The French Muslim of Senegalese origin who was dressed in a traditional Djellaba was attacked outside his apartment early in the morning, after an apparent dispute over a parking place.
His attacker allegedly called him a “dirty black” and threatened to cut his throat “like you did to us”, referring to how the priest was killed.
He was hit on the head and left semi-conscious until he was later found by his family.
Other incidents of Islamophobia have been less violent but have occurred on a regular basis.
This week racist graffiti was scrawled across the walls of a mosque in the town of Ghisonaccia in Corsica, where tensions have been high between immigrant and local communities.
The words “Arabs out” were just some of the Islamophobic messages tagged on the mosque.

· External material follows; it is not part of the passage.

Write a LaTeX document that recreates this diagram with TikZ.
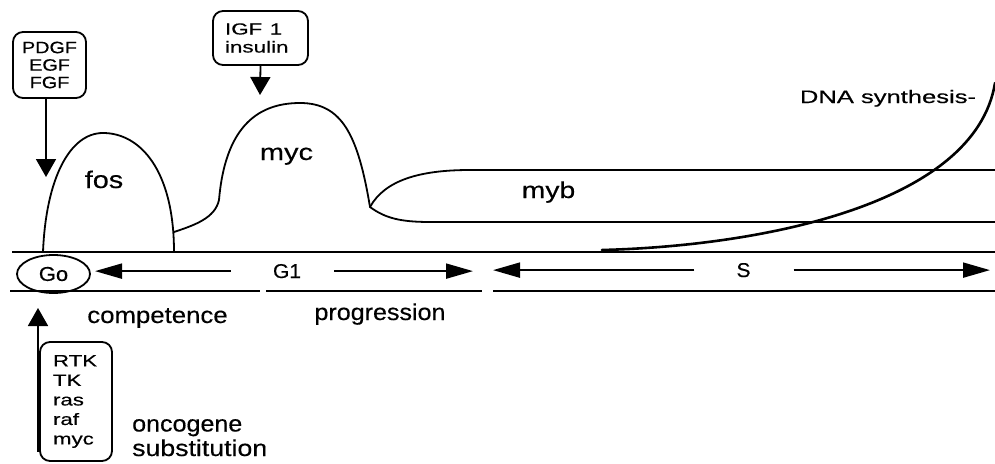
\documentclass[tikz,border=0pt]{standalone}
\usepackage{fontspec}
\setmainfont{Liberation Sans}[FakeBold=0.35]
\usepackage{graphicx}
\usetikzlibrary{arrows.meta,shapes.geometric}
\newcommand{\hstretch}[2]{\scalebox{#1}[1]{#2}}
\begin{document}
\begin{tikzpicture}[x=1pt,y=-1pt,
  curve/.style={line width=1.8pt, line cap=round, line join=round},
  rail/.style={line width=2.6pt},
  gbox/.style={draw, rounded corners=10pt, line width=1.8pt, inner sep=0pt},
  lab/.style={inner sep=0pt, font=\fontsize{23}{27}\selectfont},
  bigtip/.style={line width=1.8pt, -{Triangle[width=20pt,length=18pt]}},
  phasetip/.style={line width=2pt, -{Triangle[width=15pt,length=27pt]}},
]
\useasboundingbox (0,0) rectangle (995,463);

% boxes
\node[gbox, minimum width=73pt, minimum height=66pt, align=center,
      font=\fontsize{16.5}{17.5}\selectfont] (pdgf) at (49.5,65)
      {\hstretch{1.2}{PDGF}\\\hstretch{1.2}{EGF}\\\hstretch{1.2}{FGF}};
\node[gbox, minimum width=95pt, minimum height=54pt, text width=71pt, align=left,
      font=\fontsize{16}{18}\selectfont] (igf) at (260.5,38)
      {\hstretch{1.4}{IGF 1}\\\hstretch{1.4}{insulin}};
\node[gbox, minimum width=72pt, minimum height=119pt, text width=46pt, align=left,
      font=\fontsize{16.5}{19.5}\selectfont] (rtk) at (76,401.5)
      {\hstretch{1.35}{RTK}\\\hstretch{1.35}{TK}\\\hstretch{1.35}{ras}\\\hstretch{1.35}{raf}\\\hstretch{1.35}{myc}};

% Go ellipse
\node[draw, ellipse, line width=1.8pt, minimum width=73pt, minimum height=38pt,
      inner sep=0pt, font=\fontsize{20}{22}\selectfont] (go) at (53.5,274)
      {\hstretch{1.1}{Go}};

% rails
\draw[rail] (12,252) -- (995,252);
\draw[rail] (10,291) -- (260,291);
\draw[rail] (266,291) -- (482,291);
\draw[rail] (493,291) -- (995,291);

% arrows from boxes
\coordinate (pdgftip) at (46,177);
\draw[bigtip] (pdgftip |- pdgf.south) -- (pdgftip);
\coordinate (igftip) at (260,95);
\draw[bigtip] (igf.south) -- (igftip);
\coordinate (rtktip) at (38,308);
\draw[bigtip] ([yshift=10pt]rtktip |- rtk.south) -- (rtktip);

% phase labels and arrows
\node[lab, font=\fontsize{20}{22}\selectfont, anchor=base] (g1) at (287,278) {\hstretch{1.05}{G1}};
\coordinate (g1l) at (95,272);
\coordinate (g1r) at (473,272);
\draw[phasetip] ([xshift=-42pt]g1.west) -- (g1l |- g1.west);
\draw[phasetip] ([xshift=33pt]g1.east) -- (g1r |- g1.east);
\node[lab, font=\fontsize{20}{22}\selectfont, anchor=base] (s) at (743.5,277) {\hstretch{1.05}{S}};
\coordinate (sl) at (493,272);
\coordinate (sr) at (990,272);
\draw[phasetip] ([xshift=-42pt]s.west) -- (sl |- s.west);
\draw[phasetip] ([xshift=43pt]s.east) -- (sr |- s.east);

% curves
\draw[curve] (43,252) .. controls (46,178) and (70,133) .. (103,133)
             .. controls (140,133) and (174,170) .. (174,252);
\draw[curve] (174,232) .. controls (195,225) and (215,218) .. (219,200)
             .. controls (225,130) and (255,103) .. (300,103)
             .. controls (342,103) and (358,135) .. (370,207);
\draw[curve] (370,207) .. controls (385,180) and (420,170) .. (470,170) -- (995,170);
\draw[curve] (370,207) .. controls (385,218) and (400,222) .. (430,222) -- (995,222);
\draw[line width=2.6pt, line cap=round] (602,250) .. controls (760,246) and (975,205) .. (995,83);

% labels
\node[lab, font=\fontsize{24}{28}\selectfont, anchor=base] (fos) at (104,188) {\hstretch{1.2}{fos}};
\node[lab, anchor=base] (myc) at (286.5,160) {\hstretch{1.26}{myc}};
\node[lab, anchor=base] (myb) at (548.5,198) {\hstretch{1.23}{myb}};
\node[lab, font=\fontsize{18}{20}\selectfont, anchor=base] (dna) at (888,103) {\hstretch{1.42}{DNA synthesis-}};
\node[lab, anchor=base] (comp) at (157.5,323) {\hstretch{1.12}{competence}};
\node[lab, anchor=base] (prog) at (380,320) {\hstretch{1.09}{progression}};
\node[lab, anchor=base west] (onco) at (132,431.5) {\hstretch{1.09}{oncogene}};
\node[lab, anchor=base west] (subst) at (132,456) {\hstretch{1.16}{substitution}};
\end{tikzpicture}
\end{document}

According to BFM TV other mosques around the country have also been targeted by racist graffiti.
A mosque in eastern France was hit by a different kind of anti-Muslim act.
Last week a box of pork lardons was emptied into the letter box of the mosque near Nancy and on Thursday the same place of worship was sent an envelope containing white powder.
Police set up a perimeter cordon but later confirmed that the powder did not contain any dangerous substances.
Nevertheless the rector of the mosque was left highly concerned.
“Given the serious context we are facing we call upon the Muslim community to have the utmost vigilance with to attacks and threats which it is subject,” he said in a statement.
Despite the incidents there has also been a more positive reaction to the spate of terror attacks and in particular to the slaying of the Father Jacques Hamel, which led to an outpouring of inter-faith solidarity.
Last Sunday, Muslims attended Catholic mass in churches around France, responding to a call by the French Muslim council to show "solidarity and compassion" over the priest's murder.
Many Muslims and Jews also attended Tuesday's funeral of Father Hamel.
Archbishop Lebrun said the Christian, Muslim and Jewish communities have "decided to come together to say 'never again'."